▸ **WORK INSTRUCTIONS**
Filter this data down to the lines that hold "seaborn", and copy them.

▸ **Excerpt from a dataset**

----------------

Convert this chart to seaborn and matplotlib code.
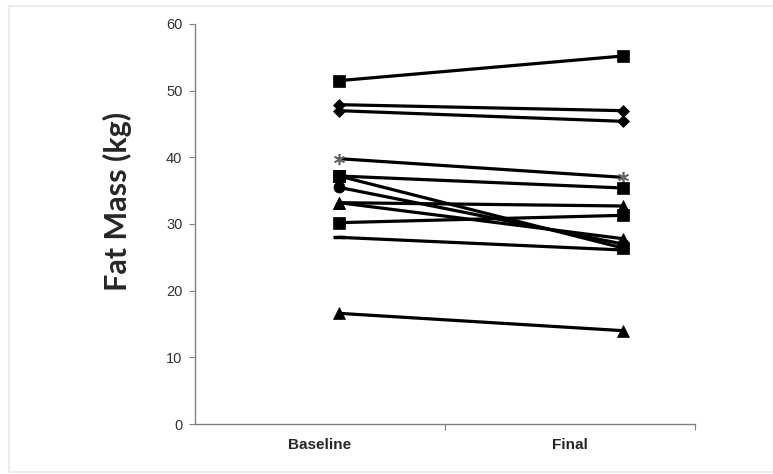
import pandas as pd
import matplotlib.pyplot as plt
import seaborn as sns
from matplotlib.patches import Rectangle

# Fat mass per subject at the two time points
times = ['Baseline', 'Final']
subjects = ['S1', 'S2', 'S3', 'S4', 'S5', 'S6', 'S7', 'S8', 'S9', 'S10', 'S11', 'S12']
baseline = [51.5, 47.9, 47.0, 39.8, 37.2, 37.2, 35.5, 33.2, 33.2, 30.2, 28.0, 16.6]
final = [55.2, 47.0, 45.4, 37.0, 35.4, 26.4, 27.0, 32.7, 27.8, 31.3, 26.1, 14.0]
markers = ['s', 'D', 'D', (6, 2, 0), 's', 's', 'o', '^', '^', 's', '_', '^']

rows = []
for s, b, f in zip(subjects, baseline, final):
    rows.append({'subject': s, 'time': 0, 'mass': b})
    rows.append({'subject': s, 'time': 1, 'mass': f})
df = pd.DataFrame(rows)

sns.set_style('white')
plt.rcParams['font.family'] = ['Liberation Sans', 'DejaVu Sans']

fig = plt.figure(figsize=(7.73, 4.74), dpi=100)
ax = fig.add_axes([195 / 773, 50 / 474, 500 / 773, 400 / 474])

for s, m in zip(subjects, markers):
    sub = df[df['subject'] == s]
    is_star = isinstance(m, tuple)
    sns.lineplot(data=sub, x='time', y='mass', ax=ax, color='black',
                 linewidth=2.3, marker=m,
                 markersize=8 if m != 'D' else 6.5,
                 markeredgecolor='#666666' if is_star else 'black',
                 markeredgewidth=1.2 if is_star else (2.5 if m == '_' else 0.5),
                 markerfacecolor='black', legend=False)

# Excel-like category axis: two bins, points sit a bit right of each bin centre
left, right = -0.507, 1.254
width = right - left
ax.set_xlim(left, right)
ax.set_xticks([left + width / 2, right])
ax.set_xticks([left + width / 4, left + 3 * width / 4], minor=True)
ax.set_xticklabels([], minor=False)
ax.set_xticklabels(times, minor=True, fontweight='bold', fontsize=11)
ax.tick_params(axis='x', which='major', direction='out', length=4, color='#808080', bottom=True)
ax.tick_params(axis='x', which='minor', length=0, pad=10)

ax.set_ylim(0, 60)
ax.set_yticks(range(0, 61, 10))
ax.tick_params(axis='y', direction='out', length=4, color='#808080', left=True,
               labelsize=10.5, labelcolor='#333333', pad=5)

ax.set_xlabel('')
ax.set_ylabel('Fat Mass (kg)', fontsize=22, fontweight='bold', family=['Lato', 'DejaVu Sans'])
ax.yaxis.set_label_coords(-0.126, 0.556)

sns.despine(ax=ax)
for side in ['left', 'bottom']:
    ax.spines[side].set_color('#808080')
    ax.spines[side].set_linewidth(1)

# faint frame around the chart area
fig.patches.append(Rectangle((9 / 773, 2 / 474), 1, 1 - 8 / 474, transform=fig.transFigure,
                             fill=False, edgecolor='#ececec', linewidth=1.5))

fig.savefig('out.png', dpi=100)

----------------

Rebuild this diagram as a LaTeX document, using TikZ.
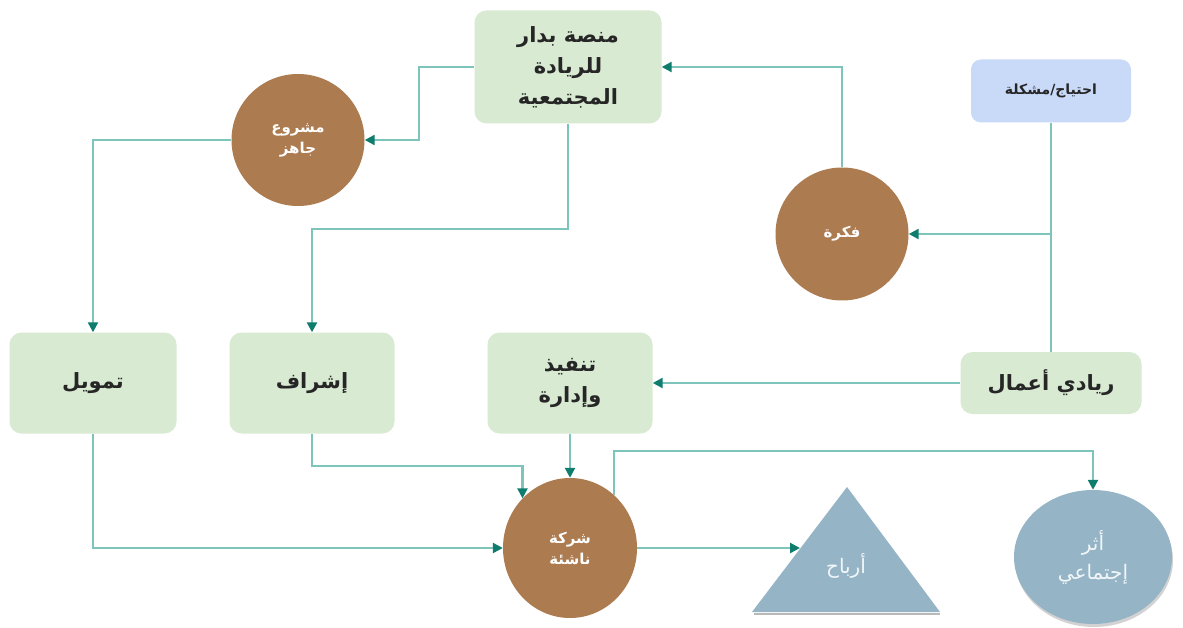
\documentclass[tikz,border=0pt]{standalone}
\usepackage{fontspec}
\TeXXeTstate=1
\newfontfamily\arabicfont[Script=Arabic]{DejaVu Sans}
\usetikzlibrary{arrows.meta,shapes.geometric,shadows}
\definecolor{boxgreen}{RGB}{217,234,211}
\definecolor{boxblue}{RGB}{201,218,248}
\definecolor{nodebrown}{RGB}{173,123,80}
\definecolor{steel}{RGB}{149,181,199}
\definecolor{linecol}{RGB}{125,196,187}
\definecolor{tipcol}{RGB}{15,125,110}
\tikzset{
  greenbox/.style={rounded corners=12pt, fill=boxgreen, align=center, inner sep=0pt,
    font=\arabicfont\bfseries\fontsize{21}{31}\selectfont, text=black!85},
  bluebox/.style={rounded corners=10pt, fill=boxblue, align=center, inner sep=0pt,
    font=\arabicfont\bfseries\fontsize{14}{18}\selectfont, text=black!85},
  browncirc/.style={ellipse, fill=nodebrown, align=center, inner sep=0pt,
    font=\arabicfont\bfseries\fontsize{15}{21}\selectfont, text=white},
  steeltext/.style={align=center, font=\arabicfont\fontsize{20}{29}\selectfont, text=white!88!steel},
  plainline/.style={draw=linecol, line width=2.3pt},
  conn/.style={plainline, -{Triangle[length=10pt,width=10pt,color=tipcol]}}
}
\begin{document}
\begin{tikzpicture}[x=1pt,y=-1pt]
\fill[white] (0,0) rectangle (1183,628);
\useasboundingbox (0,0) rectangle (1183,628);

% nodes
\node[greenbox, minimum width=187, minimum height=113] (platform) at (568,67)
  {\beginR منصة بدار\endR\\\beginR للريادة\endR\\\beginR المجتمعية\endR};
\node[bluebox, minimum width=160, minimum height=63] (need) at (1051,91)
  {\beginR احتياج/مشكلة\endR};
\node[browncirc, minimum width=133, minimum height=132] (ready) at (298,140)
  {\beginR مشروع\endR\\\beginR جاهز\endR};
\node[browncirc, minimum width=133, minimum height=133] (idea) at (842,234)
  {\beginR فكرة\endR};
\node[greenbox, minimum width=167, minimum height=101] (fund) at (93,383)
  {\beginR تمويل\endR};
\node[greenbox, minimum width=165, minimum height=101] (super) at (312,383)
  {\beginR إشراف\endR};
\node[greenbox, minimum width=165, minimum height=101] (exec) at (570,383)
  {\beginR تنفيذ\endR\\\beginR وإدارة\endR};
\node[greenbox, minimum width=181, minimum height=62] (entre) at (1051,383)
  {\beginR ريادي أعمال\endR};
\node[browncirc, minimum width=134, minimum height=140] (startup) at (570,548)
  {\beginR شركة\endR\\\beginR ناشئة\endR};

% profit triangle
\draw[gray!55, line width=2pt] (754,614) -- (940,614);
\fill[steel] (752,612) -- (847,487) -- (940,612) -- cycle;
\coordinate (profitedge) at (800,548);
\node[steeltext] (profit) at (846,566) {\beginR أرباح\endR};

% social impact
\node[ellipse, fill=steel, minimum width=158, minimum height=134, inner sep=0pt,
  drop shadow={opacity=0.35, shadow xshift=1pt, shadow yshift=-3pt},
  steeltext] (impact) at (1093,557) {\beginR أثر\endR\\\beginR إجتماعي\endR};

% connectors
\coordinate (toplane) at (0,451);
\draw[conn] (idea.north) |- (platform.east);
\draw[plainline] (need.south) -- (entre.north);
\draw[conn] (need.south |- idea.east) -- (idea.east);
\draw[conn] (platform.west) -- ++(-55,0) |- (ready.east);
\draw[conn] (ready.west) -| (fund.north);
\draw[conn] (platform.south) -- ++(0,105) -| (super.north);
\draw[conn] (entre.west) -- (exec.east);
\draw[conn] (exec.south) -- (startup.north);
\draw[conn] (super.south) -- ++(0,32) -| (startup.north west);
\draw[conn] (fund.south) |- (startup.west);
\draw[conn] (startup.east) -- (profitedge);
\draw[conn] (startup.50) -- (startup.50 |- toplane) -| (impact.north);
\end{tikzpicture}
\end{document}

----------------

▸ **SOLVED PROBLEM**
Convert this chart to seaborn and matplotlib code.
import seaborn as sns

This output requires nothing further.